In this week's edition of the SIA Equity Leaders Weekly we are going to take a look at the U.S. fixed income market. The long end of the bond market has been very strong for the past few years on weaker rates and uncertainty in equity markets causing investors to buy bonds over alternative asset classes. This trend is in jeopardy though, as we continue to see the Equity Markets in the U.S. strengthen and in the last week many of the major indices hit 5 year highs.
CBOE Interest Rate 30 Year Yield (TYX.I)
The first chart we are going to look at is the 30 Year Yield. We have not written about this chart since November but as we will see, it has seen a material change.

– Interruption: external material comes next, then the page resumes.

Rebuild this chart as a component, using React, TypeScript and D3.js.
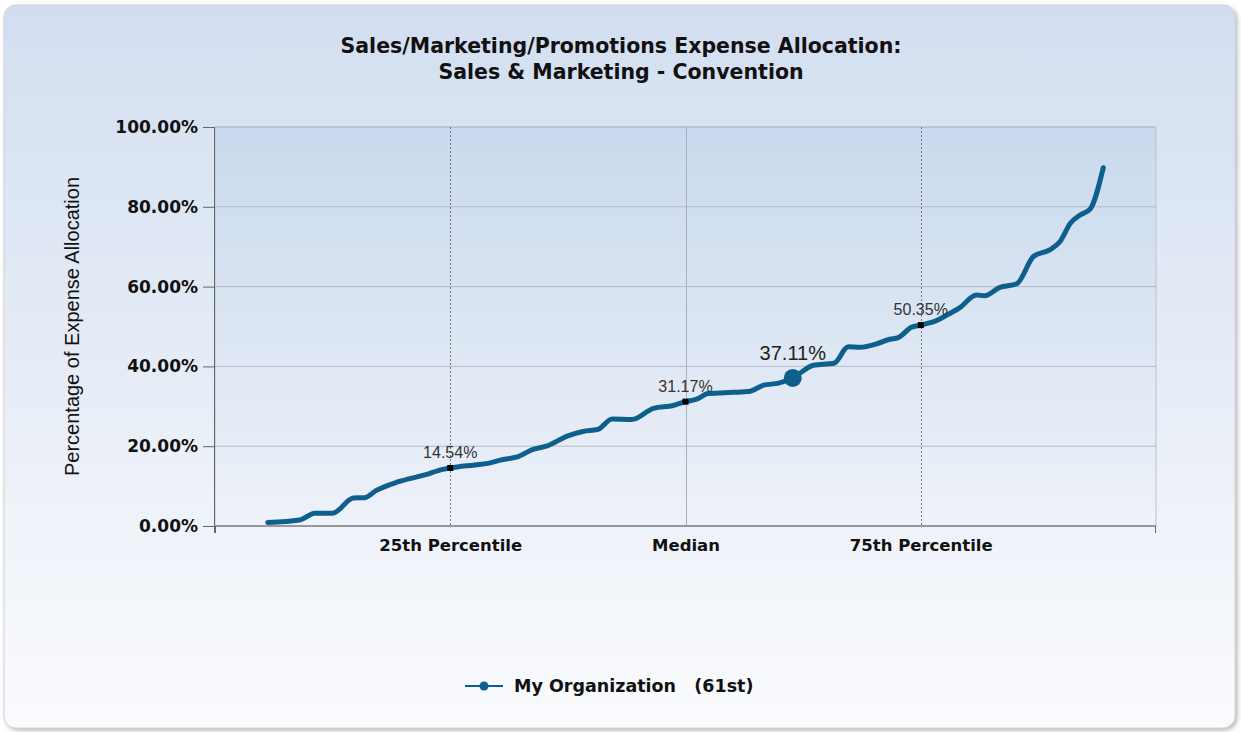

The chart has breached its downtrend line that has been in place since the latter part of 2011. Since 2011 bonds on the long end of the curve have seen dramatic capital appreciation so a move up in the yield suggests more risk at the long end of the curve. The chart also shows us that the next material test for for the yield is in the 3.272% with room to 3.50% from there. Support is above 2.962%.

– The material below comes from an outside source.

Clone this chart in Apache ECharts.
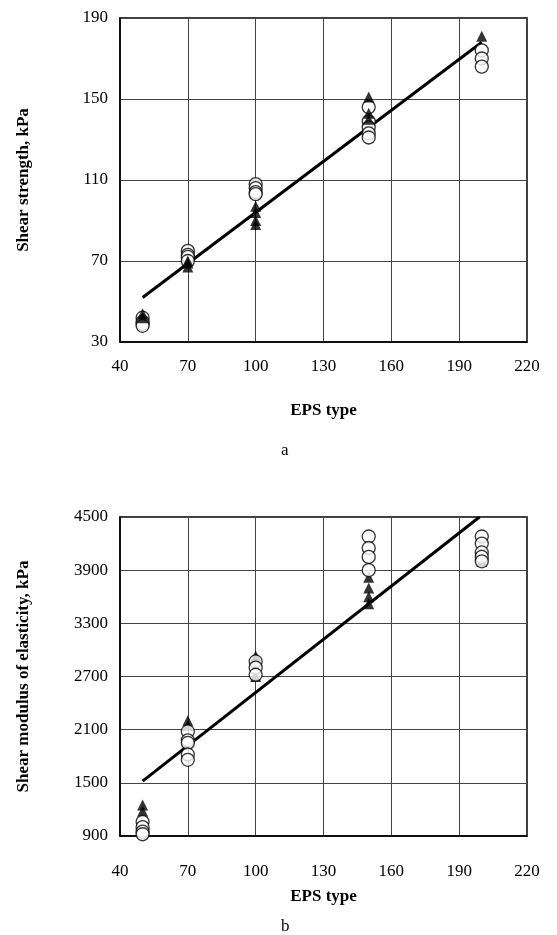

iShares Trust Barclay's 20+ Year Treasury (TLT)
Our second chart shows us the strong run that bonds on the long end of the yield curve have seen in the last decade and more recently with a 33% move since late 2011.
The chart shows us that we have seen a pull back in the long bonds as TLT reached its first support level above $116.50 after reaching its highs in August 2012 below $131.19.
This move has not breached any major support levels but in conjunction with the 30 year yield breaching its downtrend line and the relative strength in equities those on the long end of the bond curve should pay extra attention to their positions in the near term.